TASK DETAILS
Return, without pictures, the lines from the start of the data through the one that contains "const altTicks = [200, 250, 300, 350, 400, 450];".

--- Start of ENTRIES SHOWN ---

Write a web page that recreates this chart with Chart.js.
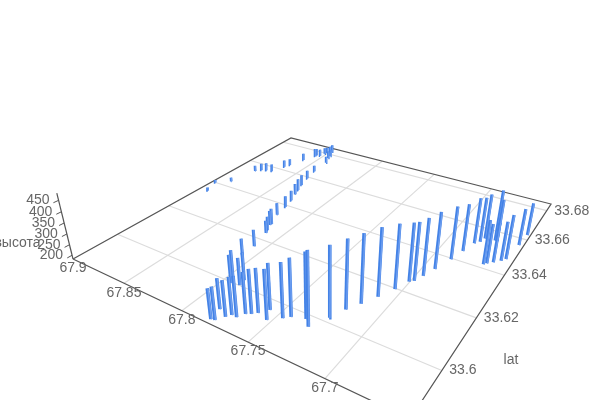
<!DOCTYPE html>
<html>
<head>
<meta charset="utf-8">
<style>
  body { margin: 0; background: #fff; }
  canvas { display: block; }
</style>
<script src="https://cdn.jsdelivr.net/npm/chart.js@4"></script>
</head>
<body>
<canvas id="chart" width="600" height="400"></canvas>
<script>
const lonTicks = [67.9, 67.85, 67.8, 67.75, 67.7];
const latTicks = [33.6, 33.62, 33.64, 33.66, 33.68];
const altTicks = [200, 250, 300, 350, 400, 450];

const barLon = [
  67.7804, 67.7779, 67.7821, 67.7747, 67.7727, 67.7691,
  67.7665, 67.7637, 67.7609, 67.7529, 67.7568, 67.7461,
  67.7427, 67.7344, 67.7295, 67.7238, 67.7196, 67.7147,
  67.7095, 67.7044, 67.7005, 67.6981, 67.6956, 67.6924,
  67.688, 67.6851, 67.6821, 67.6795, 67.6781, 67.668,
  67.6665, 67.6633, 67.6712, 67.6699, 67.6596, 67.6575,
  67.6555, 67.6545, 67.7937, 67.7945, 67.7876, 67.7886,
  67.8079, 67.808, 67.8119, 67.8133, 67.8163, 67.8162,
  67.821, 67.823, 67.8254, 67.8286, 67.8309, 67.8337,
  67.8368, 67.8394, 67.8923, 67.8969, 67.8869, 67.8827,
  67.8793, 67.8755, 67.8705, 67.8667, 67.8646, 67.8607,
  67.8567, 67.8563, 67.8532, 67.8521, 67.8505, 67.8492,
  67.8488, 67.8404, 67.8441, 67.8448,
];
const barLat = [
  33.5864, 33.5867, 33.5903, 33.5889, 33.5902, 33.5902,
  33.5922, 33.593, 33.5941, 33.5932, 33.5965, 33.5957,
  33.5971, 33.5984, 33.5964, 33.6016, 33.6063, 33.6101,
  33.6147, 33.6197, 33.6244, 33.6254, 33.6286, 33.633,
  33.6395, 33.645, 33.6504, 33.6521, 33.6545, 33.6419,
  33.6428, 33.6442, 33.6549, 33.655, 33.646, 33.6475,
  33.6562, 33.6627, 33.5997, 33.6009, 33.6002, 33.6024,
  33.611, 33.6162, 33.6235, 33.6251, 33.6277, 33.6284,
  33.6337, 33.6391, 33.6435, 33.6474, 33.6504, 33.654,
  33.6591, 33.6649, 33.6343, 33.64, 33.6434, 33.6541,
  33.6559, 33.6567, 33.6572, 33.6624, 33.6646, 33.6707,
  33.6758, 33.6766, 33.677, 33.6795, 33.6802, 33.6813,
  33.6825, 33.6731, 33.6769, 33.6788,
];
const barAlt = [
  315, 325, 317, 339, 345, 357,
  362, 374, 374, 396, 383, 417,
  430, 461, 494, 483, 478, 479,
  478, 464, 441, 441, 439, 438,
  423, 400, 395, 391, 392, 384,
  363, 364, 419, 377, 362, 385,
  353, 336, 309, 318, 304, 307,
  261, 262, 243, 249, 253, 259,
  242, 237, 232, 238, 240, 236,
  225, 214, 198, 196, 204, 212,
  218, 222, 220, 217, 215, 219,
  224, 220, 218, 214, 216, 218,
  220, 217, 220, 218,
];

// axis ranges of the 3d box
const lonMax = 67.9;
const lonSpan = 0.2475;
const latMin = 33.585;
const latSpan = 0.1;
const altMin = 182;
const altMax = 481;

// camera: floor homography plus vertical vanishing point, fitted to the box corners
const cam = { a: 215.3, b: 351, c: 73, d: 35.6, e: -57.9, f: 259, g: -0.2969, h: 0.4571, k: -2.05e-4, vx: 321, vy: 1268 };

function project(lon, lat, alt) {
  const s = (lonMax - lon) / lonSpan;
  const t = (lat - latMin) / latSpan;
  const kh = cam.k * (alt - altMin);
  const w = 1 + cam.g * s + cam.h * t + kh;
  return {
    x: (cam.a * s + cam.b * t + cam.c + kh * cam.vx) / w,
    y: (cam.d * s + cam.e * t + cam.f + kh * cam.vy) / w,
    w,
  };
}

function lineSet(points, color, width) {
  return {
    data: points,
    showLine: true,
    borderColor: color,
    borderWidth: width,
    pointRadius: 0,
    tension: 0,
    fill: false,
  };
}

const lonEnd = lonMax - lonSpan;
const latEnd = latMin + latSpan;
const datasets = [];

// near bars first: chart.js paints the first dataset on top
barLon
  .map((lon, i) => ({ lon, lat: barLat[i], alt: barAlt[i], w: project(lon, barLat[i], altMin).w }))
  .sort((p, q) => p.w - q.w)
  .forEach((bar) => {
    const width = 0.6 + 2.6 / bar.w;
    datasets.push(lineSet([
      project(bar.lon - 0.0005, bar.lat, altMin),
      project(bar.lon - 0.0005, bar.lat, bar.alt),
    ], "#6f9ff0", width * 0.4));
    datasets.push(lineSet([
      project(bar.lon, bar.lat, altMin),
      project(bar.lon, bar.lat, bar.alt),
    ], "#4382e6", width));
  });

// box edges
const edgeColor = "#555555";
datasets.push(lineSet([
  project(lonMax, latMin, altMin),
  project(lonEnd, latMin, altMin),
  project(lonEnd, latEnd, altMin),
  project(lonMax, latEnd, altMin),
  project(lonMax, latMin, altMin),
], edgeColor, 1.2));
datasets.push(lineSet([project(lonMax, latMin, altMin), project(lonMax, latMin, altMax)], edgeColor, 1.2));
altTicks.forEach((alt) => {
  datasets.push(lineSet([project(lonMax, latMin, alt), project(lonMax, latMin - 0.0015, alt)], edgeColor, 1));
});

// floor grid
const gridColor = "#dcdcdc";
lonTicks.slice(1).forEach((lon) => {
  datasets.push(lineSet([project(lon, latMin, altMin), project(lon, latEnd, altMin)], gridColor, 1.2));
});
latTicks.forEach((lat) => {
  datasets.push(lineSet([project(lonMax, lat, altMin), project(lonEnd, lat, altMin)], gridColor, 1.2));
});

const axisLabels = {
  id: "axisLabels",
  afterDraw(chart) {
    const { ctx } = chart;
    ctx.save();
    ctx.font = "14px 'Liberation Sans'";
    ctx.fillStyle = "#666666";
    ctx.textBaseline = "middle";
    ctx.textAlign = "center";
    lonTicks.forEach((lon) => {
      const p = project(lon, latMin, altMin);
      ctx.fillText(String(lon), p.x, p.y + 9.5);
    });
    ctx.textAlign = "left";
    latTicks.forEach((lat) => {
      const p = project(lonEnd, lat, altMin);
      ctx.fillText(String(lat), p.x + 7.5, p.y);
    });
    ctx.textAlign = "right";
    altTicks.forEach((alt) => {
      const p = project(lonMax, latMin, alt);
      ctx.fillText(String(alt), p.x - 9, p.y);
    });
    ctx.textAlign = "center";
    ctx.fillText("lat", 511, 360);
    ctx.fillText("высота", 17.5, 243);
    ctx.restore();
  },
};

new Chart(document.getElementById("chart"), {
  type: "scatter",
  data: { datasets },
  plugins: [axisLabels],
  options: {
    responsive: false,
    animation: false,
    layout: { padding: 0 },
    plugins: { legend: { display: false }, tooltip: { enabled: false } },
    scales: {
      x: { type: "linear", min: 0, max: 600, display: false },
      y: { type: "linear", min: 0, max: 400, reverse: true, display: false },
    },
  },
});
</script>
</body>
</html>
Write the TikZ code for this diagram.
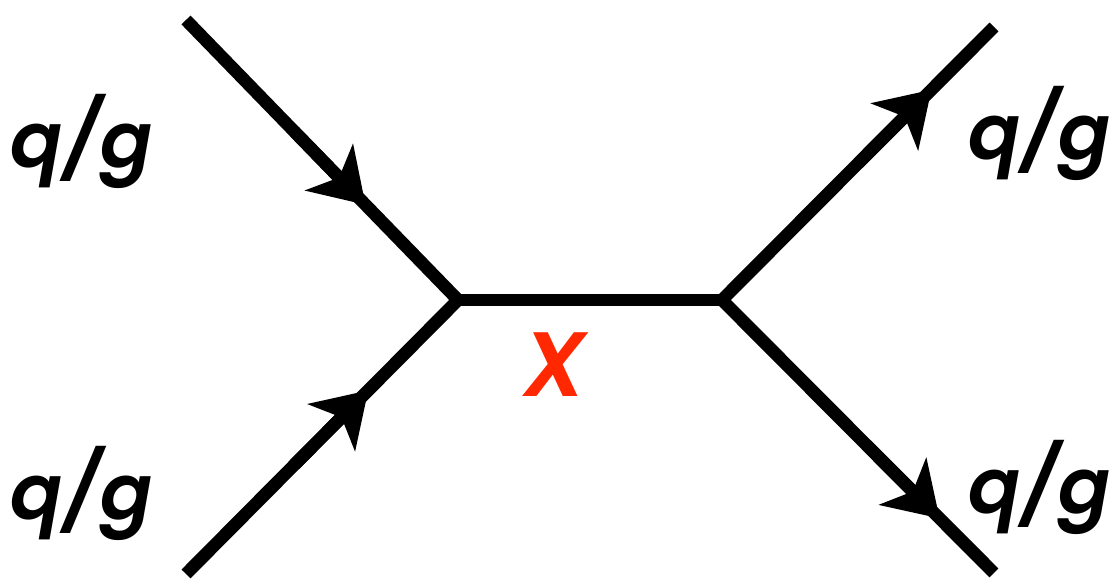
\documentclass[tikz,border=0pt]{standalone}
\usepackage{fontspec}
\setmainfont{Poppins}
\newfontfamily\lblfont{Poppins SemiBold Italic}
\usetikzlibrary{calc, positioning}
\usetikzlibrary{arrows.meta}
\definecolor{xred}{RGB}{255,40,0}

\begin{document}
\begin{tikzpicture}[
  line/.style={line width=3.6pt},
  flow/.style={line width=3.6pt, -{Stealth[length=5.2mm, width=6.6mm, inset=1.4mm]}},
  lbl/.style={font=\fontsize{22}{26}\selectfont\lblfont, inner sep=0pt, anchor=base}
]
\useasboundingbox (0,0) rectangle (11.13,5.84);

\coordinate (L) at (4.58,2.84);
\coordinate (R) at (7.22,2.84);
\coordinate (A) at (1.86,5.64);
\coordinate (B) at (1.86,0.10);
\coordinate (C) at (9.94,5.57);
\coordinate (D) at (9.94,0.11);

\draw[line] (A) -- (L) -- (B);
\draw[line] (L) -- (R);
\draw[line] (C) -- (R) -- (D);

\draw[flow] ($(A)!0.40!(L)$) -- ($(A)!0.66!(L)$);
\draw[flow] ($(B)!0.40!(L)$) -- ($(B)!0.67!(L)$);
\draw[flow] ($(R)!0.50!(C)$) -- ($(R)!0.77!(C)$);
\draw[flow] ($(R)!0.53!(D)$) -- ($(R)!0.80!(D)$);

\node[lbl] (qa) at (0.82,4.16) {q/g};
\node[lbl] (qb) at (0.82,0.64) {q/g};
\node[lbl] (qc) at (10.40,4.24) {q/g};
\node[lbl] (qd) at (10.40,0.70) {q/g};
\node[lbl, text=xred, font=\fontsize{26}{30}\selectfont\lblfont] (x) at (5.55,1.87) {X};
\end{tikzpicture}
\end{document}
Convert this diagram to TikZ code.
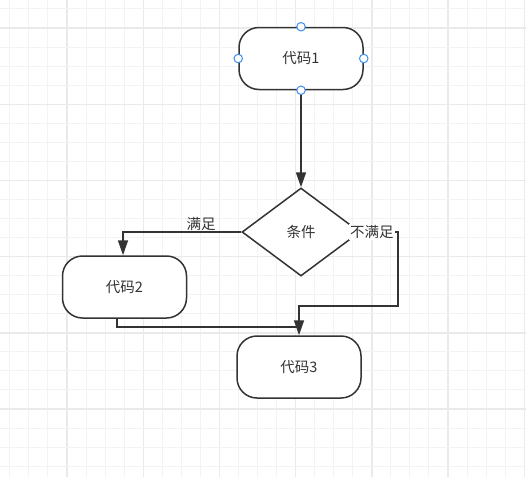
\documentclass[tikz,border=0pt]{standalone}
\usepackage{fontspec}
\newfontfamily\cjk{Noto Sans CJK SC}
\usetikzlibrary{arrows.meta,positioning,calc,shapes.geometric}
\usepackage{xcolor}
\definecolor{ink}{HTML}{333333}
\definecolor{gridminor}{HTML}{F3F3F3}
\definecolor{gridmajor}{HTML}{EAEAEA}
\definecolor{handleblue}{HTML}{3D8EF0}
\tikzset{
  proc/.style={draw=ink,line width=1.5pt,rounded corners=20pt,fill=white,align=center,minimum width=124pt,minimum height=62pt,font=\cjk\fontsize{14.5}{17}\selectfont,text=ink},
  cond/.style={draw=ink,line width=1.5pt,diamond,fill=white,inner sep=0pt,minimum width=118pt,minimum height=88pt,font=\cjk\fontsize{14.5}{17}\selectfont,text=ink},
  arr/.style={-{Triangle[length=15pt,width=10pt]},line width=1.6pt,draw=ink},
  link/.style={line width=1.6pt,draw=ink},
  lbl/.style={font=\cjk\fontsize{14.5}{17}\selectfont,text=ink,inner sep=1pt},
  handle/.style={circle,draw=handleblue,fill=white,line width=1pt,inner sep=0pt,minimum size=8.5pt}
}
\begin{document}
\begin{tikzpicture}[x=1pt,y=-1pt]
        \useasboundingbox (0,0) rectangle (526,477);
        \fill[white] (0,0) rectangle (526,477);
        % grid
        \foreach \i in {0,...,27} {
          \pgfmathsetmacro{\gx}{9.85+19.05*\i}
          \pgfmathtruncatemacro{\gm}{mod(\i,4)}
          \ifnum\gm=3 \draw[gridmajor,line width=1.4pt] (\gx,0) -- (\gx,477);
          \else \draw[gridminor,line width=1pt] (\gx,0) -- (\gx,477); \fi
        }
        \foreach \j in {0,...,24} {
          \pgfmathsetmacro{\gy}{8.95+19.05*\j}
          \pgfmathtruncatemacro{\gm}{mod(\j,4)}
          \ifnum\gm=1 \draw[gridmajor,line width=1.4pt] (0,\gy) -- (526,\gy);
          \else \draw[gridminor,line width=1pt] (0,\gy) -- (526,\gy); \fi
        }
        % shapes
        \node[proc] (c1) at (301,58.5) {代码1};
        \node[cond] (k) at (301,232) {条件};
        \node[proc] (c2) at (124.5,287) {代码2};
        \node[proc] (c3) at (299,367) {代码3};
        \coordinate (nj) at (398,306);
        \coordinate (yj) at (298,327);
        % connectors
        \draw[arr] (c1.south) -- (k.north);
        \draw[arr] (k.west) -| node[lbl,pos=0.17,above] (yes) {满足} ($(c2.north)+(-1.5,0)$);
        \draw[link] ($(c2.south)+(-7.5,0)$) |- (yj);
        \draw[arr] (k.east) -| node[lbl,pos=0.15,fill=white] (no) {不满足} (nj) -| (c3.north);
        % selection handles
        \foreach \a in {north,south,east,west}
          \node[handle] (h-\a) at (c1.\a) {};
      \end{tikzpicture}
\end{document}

--- End of ENTRIES SHOWN ---

RESPONSE TO THIS EXERCISE
Write a web page that recreates this chart with Chart.js.
<!DOCTYPE html>
<html>
<head>
<meta charset="utf-8">
<style>
  body { margin: 0; background: #fff; }
  canvas { display: block; }
</style>
<script src="https://cdn.jsdelivr.net/npm/chart.js@4"></script>
</head>
<body>
<canvas id="chart" width="600" height="400"></canvas>
<script>
const lonTicks = [67.9, 67.85, 67.8, 67.75, 67.7];
const latTicks = [33.6, 33.62, 33.64, 33.66, 33.68];
const altTicks = [200, 250, 300, 350, 400, 450];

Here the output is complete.